Political intolerance unacceptable, mockery of democracy

Shares

We are heading toward what promises to be a season of a heated political contest as the 2017 General Election draws nigh.

In fact, looking at our headlines these last couple of months, one would be forgiven for thinking that the polls are just round the corner.

Political debate is important as it affords all candidates the chance to expound on their ideologies and policies in a bid to secure the trust and confidence of the electorate. It is therefore one of the ways of enhancing democracy.

Like many of us who were handed the mantle of leadership by the people in 2013, President Uhuru Kenyatta will be seeking to be re-elected for a second term.

This upcoming election gives us an opportunity to seek a fresh mandate to complete the good work we commenced in this first term.

However, there is an increasingly alarming level of intolerance that is being propelled by some politicians at the local and national level, with politicians making comments that are not only indecorous, but also designed to rouse bigotry amongst our people, and which must not be allowed.

Political intolerance is unacceptable and makes a mockery of our civilized democracy. As we each exercise our democratic rights, we must also be ready to respect others constitutional rights, including the rights of association and expression.

We would like to believe that we have healed from the violence that almost pushed this country to the brink in 2007, when some felt that their rights were more important than those of others. During that time, some divisive, malicious and violent statements were made by persons who our youth look to for direction.

Our young people were incited to uproot railway tracks, block roads, burn private property and even physically assault passengers in Public Service Vehicles. They gained little from these activities except to gratify a few political egos.

Recently at the Thika Stadium, we witnessed bouts of violence by persons people are referring to as “hired thugs”.
These groups intimidated, assaulted and robbed people of their personal effects after a successful event at which I was present to support local talent.

If it is true that these rabble-rousers were indeed hired for political reasons, then we may be headed into a turbulent political season.

However, as the people of Kiambu, we are committed to a peaceful campaign and election period, and reject efforts by a few individuals driven by selfish interests, to destroy our County and undermine our achievements so far.

It is hoped that this attitude would also prevail at the national level, where we are currently seeing matters of national interest being debated through the myopic lens’ of narrow political and tribal thinking, both on public and social media. Political intolerance is for the weak.

As leaders, both at local and national level, we are called upon to serve as role models, opinion makers and opinion shapers. When we are embroiled in hateful and divisive talk on national TV or on social media, do we really expect our supporters to behave any better?

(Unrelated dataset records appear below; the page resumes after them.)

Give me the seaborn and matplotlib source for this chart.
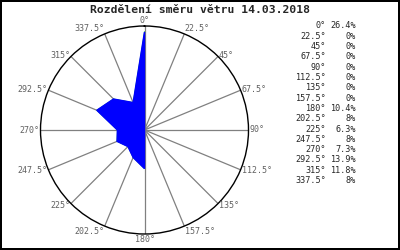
import numpy as np
import pandas as pd
import matplotlib
matplotlib.use("Agg")
import matplotlib.pyplot as plt
import seaborn as sns

directions = [0, 22.5, 45, 67.5, 90, 112.5, 135, 157.5, 180, 202.5, 225, 247.5, 270, 292.5, 315, 337.5]
dir_labels = ["0°", "22.5°", "45°", "67.5°", "90°", "112.5°", "135°", "157.5°",
              "180°", "202.5°", "225°", "247.5°", "270°", "292.5°", "315°", "337.5°"]
percent = [26.4, 0, 0, 0, 0, 0, 0, 0, 10.4, 8, 6.3, 8, 7.3, 13.9, 11.8, 8]
pct_labels = ["26.4%", "0%", "0%", "0%", "0%", "0%", "0%", "0%",
              "10.4%", "8%", "6.3%", "8%", "7.3%", "13.9%", "11.8%", "8%"]
title = "Rozdělení směru větru 14.03.2018"

sns.set_style("white")
plt.rcParams['font.family'] = ['DejaVu Sans Mono', 'DejaVu Sans']

fig = plt.figure(figsize=(4, 2.5), dpi=100)
fig.patch.set_facecolor("white")
fig.patch.set_edgecolor("black")
fig.patch.set_linewidth(1.5)

ax = fig.add_axes([0.1, 0.064, 0.5225, 0.832], projection="polar")
ax.set_theta_zero_location("N")
ax.set_theta_direction(-1)

RMAX = 28
theta = np.deg2rad(directions + [directions[0]])
rvals = percent + [percent[0]]
df = pd.DataFrame({"theta": theta, "r": rvals})
ax.fill(df["theta"], df["r"], color="#0000ff", zorder=3)
sns.lineplot(data=df, x="theta", y="r", sort=False, ax=ax, color="#00cc00",
             linewidth=0.6, zorder=2, estimator=None)

ax.set_ylim(0, RMAX)
ax.set_yticks([])
ax.set_xlabel("")
ax.set_ylabel("")
ax.set_thetagrids(directions, [""] * len(directions))
ax.grid(True, color="#808080", linewidth=0.9)
ax.spines["polar"].set_color("black")
ax.spines["polar"].set_linewidth(1)

for d, lab in zip(directions, dir_labels):
    s = np.sin(np.deg2rad(d))
    c = np.cos(np.deg2rad(d))
    if abs(s) < 1e-6:
        ha = "center"
    elif s > 0:
        ha = "left"
    else:
        ha = "right"
    if c > 0.9:
        va = "bottom"
    elif c < -0.9:
        va = "top"
    elif c < -0.6:
        va = "center_baseline"
    else:
        va = "center"
    ax.text(np.deg2rad(d), RMAX * 1.012, lab, ha=ha, va=va, fontsize=6,
            color="#606060", clip_on=False)

fig.text(0.5, 1 - 10 / 250, title, ha="center", va="center", fontsize=8.2, fontweight="bold")

y0 = 1 - 25.7 / 250
dy = 10.33 / 250
for i, (a, p) in enumerate(zip(dir_labels, pct_labels)):
    y = y0 - i * dy
    fig.text(326 / 400, y, a, ha="right", va="center", fontsize=6.1)
    fig.text(356 / 400, y, p, ha="right", va="center", fontsize=6.1)

fig.savefig("out.png", dpi=100, facecolor=fig.get_facecolor(), edgecolor=fig.get_edgecolor())
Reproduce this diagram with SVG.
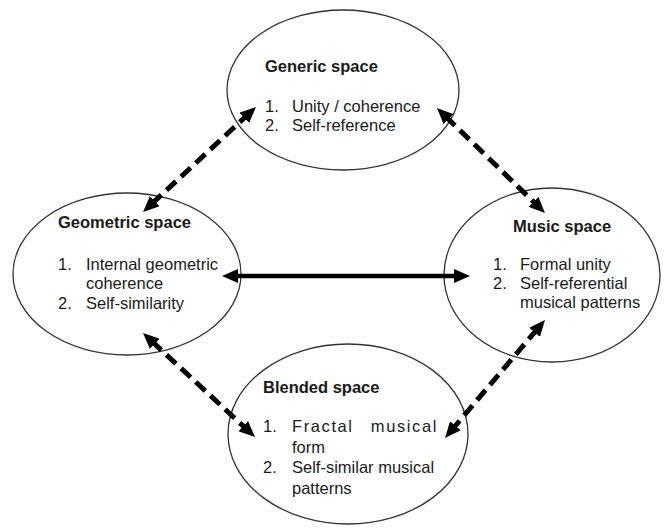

We must be mature enough to debate issues based on facts and not anchored in negative ethnic and political leanings. We must stand above mediocrity and demand, from ourselves, tolerance that will guide this Country to prosperity.

The kind of political talk we are experiencing today should not be deemed to be part and parcel of the race to 2017 – we must remember that this destroys lives. A confrontational political environment will adversely impact the entire country and our relationships with our investors and tourists, development partners and of course, our neighbours.

It is therefore critical that all Kenyans, and especially politicians, desist from making statements that only result in dividing our people. While, the Constitution guarantees freedom of expression, this must be exercised with responsibility to ensure that we do not stir up negative emotions amongst each other.

We must appreciate the importance of bipartisanship, statesmanship, patriotism, toning down rhetoric and putting Kenya first as we strive to safeguard our beloved country and its heritage.

This country needs you and me. We are all equally important in the road to development and all have a role to play. Let us endeavour to keep the peace and ensure that we nurture the necessary environment for all of us to prosper.